Ever since that series released, Nintendo fans have been hoping Nintendo would do the same with The Legend of Zelda franchise. There have actually been a few indie-developed games that are pretty much a Zelda Maker in everything but name. They allow players to craft their own puzzle-filled dungeons, filling them with devious traps and unique solutions.
Indie games are fantastic, but what about an actual Zelda Maker from Nintendo? In an interview with Polygon, Nintendo’s Eiji Aonuma pretty much flat-out says Nintendo won’t be heading in that direction.
When we’re creating games like Tears of the Kingdom, I think it’s important that we don’t make creativity a requirement. Instead we put things into the game that encourage people to be creative, and give them the opportunity to be creative, without forcing them to.

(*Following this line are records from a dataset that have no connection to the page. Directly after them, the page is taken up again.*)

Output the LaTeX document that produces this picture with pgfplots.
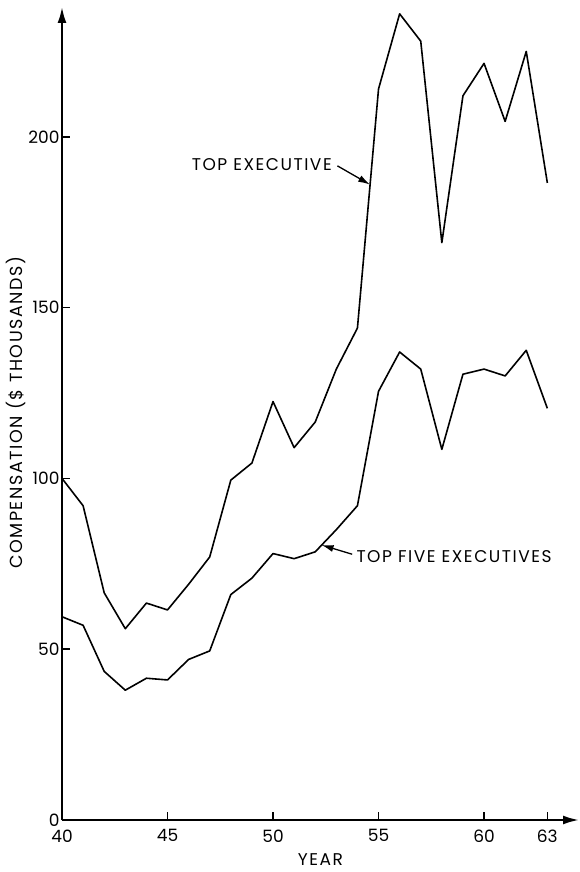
\documentclass[border=0pt]{standalone}
\usepackage{fontspec}
\setmainfont{Poppins}
\newfontfamily\lett[LetterSpace=9]{Poppins}
\usepackage{pgfplots}
\pgfplotsset{compat=1.18}
\usetikzlibrary{arrows.meta}

\begin{document}
\fontsize{16}{19}\selectfont
\begin{tikzpicture}
\useasboundingbox (-62pt,-52pt) rectangle (517pt,820pt);
\begin{axis}[
  at={(0,0)}, anchor=south west,
  width=517pt, height=813pt, scale only axis,
  xmin=40, xmax=64.5, ymin=0, ymax=238,
  axis lines=left,
  axis line style={line width=2.2pt},
  x axis line style={-{Latex[length=16pt,width=9pt]}},
  y axis line style={-{Latex[length=16pt,width=9pt]}},
  xtick={40,45,50,55,60,63},
  ytick={0,50,100,150,200},
  tick align=inside,
  major tick length=8pt,
  tick style={line width=1.5pt, black},
  /pgf/number format/assume math mode=true,
  ticklabel style={font=\fontsize{17}{20}\selectfont},
  xticklabel style={yshift=-4pt},
  yticklabel style={xshift=3pt},
  xlabel={YEAR},
  ylabel={COMPENSATION (\$ THOUSANDS)},
  xlabel style={at={(axis description cs:0.5,0)}, anchor=center, inner sep=0pt, yshift=-40pt, font=\lett\fontsize{17}{20}\selectfont},
  ylabel style={at={(axis description cs:-0.089,0.501)}, anchor=center, font=\lett\fontsize{17.5}{20}\selectfont},
  clip=false,
]
% top executive
\addplot[black, line width=1.6pt, line join=round] coordinates {
(40,100) (41,92) (42,66.5) (43,56) (44,63.5) (45,61.5) (46,69) (47,77)
(48,99.5) (49,104.5) (50,122.5) (51,109) (52,116.5) (53,132) (54,144)
(55,214) (56,236) (57,228) (58,169) (59,212) (60,221.5) (61,204.5)
(62,225) (63,186.5)
};
% top five executives
\addplot[black, line width=1.6pt, line join=round] coordinates {
(40,59.5) (41,57) (42,43.5) (43,38) (44,41.5) (45,41) (46,47) (47,49.5)
(48,66) (49,70.8) (50,78) (51,76.5) (52,78.5) (53,85) (54,92)
(55,125.5) (56,137) (57,132) (58,108.5) (59,130.5) (60,132) (61,130)
(62,137.5) (63,120.5)
};
\node[anchor=east, inner sep=1pt, font=\lett\fontsize{17}{20}\selectfont] at (axis cs:52.84,192) {TOP EXECUTIVE};
\draw[line width=1.3pt, -{Latex[length=12pt,width=7pt]}] (axis cs:53.05,191.5) -- (axis cs:54.6,186);
\node[anchor=west, inner sep=1pt, font=\lett\fontsize{17}{20}\selectfont] at (axis cs:53.9,77) {TOP FIVE EXECUTIVES};
\draw[line width=1.3pt, -{Latex[length=12pt,width=7pt]}] (axis cs:53.75,77.8) -- (axis cs:52.3,80.5);
\end{axis}
\end{tikzpicture}
\end{document}
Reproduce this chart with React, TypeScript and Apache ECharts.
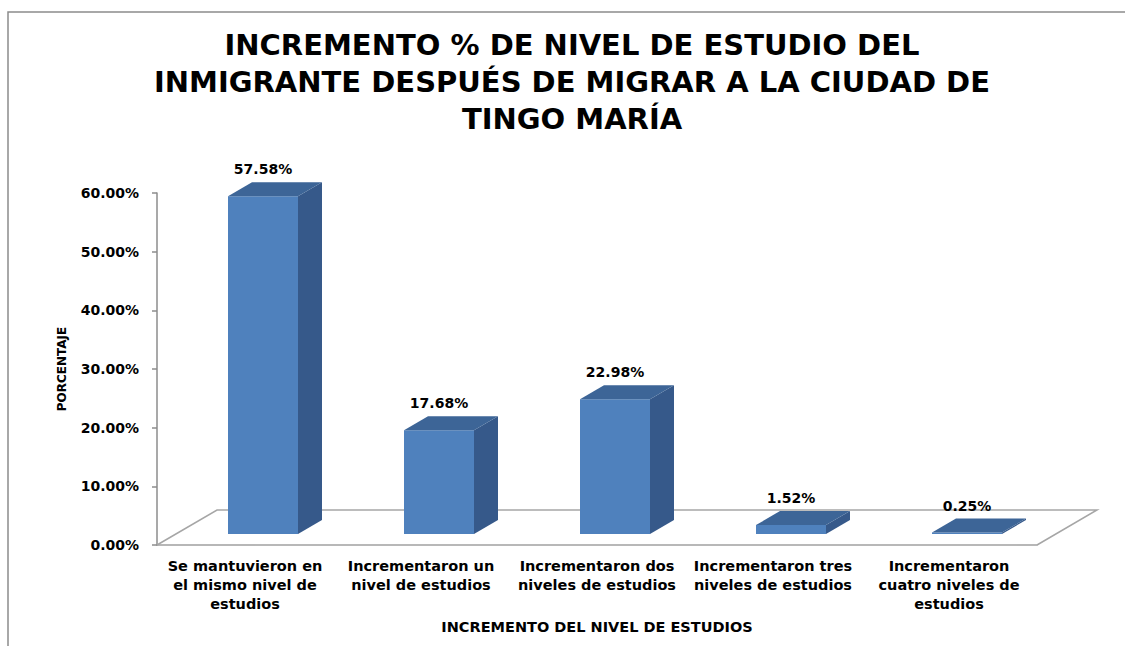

There are people who want the ability to create from scratch, but that’s not everyone. But I think everyone delights in the discovery of finding your own way through a game, and that is something we tried to make sure was included in Tears of the Kingdom; there isn’t one right way to play. If you are a creative person, you have the ability to go down that path. But that’s not what you have to do; you’re also able to proceed to the game in many other different ways. And so I don’t think that it would be a good fit for The Legend of Zelda to necessarily require people to build things from scratch and force them to be creative.